**REQUIREMENT**
Return the material word for word. Do not include pictures.

Stored records
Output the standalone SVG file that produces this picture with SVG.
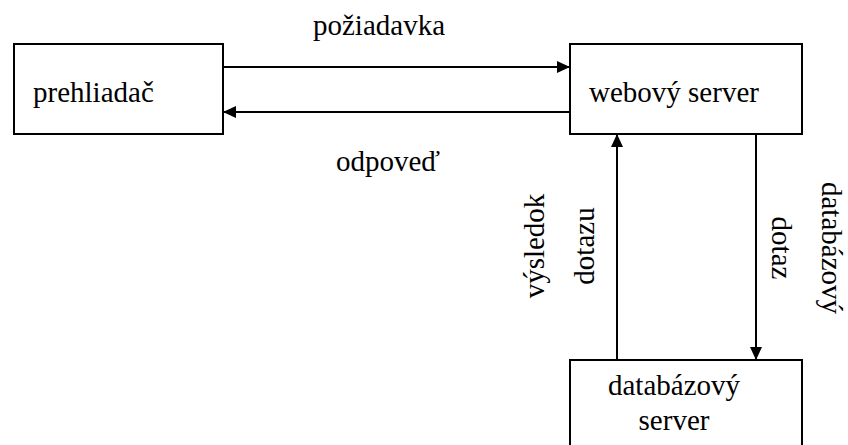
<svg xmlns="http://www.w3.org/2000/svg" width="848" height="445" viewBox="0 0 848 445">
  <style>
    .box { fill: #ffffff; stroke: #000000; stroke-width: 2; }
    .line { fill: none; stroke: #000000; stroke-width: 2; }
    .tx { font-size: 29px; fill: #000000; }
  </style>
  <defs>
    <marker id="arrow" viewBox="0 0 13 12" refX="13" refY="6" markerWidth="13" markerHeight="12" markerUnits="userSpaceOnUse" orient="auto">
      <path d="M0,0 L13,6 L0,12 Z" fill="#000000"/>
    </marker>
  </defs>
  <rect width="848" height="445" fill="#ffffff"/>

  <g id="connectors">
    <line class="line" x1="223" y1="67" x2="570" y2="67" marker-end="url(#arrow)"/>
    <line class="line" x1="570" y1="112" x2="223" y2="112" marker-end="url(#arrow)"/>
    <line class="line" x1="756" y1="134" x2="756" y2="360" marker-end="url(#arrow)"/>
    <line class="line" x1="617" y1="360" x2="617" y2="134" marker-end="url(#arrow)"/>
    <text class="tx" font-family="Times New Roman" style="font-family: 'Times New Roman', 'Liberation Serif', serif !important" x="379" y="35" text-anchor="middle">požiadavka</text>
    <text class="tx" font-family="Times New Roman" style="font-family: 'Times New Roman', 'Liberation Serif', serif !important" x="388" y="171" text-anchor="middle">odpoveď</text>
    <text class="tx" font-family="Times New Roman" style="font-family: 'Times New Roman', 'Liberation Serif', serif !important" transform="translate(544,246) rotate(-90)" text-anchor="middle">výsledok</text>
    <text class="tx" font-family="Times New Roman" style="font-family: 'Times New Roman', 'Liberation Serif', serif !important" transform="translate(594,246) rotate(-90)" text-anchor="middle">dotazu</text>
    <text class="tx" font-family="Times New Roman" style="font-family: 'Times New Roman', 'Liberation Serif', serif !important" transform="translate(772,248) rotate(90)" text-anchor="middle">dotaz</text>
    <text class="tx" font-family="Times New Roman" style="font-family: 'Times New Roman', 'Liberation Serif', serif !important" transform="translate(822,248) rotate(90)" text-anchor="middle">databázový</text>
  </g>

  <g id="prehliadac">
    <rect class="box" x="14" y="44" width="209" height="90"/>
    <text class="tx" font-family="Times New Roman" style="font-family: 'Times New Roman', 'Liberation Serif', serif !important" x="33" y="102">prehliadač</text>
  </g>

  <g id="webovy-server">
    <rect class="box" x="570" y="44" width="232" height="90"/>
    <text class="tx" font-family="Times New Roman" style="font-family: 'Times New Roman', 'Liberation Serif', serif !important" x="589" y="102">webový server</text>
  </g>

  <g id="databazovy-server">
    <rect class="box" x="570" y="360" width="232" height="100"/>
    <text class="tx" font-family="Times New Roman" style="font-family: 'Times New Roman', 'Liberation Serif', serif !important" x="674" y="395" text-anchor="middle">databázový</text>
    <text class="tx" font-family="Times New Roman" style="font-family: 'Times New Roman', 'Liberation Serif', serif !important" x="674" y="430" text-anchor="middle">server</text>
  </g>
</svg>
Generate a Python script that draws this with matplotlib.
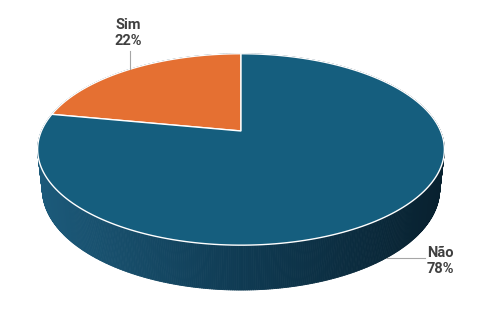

**COMPLETE RESPONSE**
Output the standalone SVG file that produces this picture with SVG.
<svg xmlns="http://www.w3.org/2000/svg" width="848" height="445" viewBox="0 0 848 445">
  <style>
    .box { fill: #ffffff; stroke: #000000; stroke-width: 2; }
    .line { fill: none; stroke: #000000; stroke-width: 2; }
    .tx { font-size: 29px; fill: #000000; }
  </style>
  <defs>
    <marker id="arrow" viewBox="0 0 13 12" refX="13" refY="6" markerWidth="13" markerHeight="12" markerUnits="userSpaceOnUse" orient="auto">
      <path d="M0,0 L13,6 L0,12 Z" fill="#000000"/>
    </marker>
  </defs>
  <rect width="848" height="445" fill="#ffffff"/>

  <g id="connectors">
    <line class="line" x1="223" y1="67" x2="570" y2="67" marker-end="url(#arrow)"/>
    <line class="line" x1="570" y1="112" x2="223" y2="112" marker-end="url(#arrow)"/>
    <line class="line" x1="756" y1="134" x2="756" y2="360" marker-end="url(#arrow)"/>
    <line class="line" x1="617" y1="360" x2="617" y2="134" marker-end="url(#arrow)"/>
    <text class="tx" font-family="Times New Roman" style="font-family: 'Times New Roman', 'Liberation Serif', serif !important" x="379" y="35" text-anchor="middle">požiadavka</text>
    <text class="tx" font-family="Times New Roman" style="font-family: 'Times New Roman', 'Liberation Serif', serif !important" x="388" y="171" text-anchor="middle">odpoveď</text>
    <text class="tx" font-family="Times New Roman" style="font-family: 'Times New Roman', 'Liberation Serif', serif !important" transform="translate(544,246) rotate(-90)" text-anchor="middle">výsledok</text>
    <text class="tx" font-family="Times New Roman" style="font-family: 'Times New Roman', 'Liberation Serif', serif !important" transform="translate(594,246) rotate(-90)" text-anchor="middle">dotazu</text>
    <text class="tx" font-family="Times New Roman" style="font-family: 'Times New Roman', 'Liberation Serif', serif !important" transform="translate(772,248) rotate(90)" text-anchor="middle">dotaz</text>
    <text class="tx" font-family="Times New Roman" style="font-family: 'Times New Roman', 'Liberation Serif', serif !important" transform="translate(822,248) rotate(90)" text-anchor="middle">databázový</text>
  </g>

  <g id="prehliadac">
    <rect class="box" x="14" y="44" width="209" height="90"/>
    <text class="tx" font-family="Times New Roman" style="font-family: 'Times New Roman', 'Liberation Serif', serif !important" x="33" y="102">prehliadač</text>
  </g>

  <g id="webovy-server">
    <rect class="box" x="570" y="44" width="232" height="90"/>
    <text class="tx" font-family="Times New Roman" style="font-family: 'Times New Roman', 'Liberation Serif', serif !important" x="589" y="102">webový server</text>
  </g>

  <g id="databazovy-server">
    <rect class="box" x="570" y="360" width="232" height="100"/>
    <text class="tx" font-family="Times New Roman" style="font-family: 'Times New Roman', 'Liberation Serif', serif !important" x="674" y="395" text-anchor="middle">databázový</text>
    <text class="tx" font-family="Times New Roman" style="font-family: 'Times New Roman', 'Liberation Serif', serif !important" x="674" y="430" text-anchor="middle">server</text>
  </g>
</svg>
Generate a Python script that draws this with matplotlib.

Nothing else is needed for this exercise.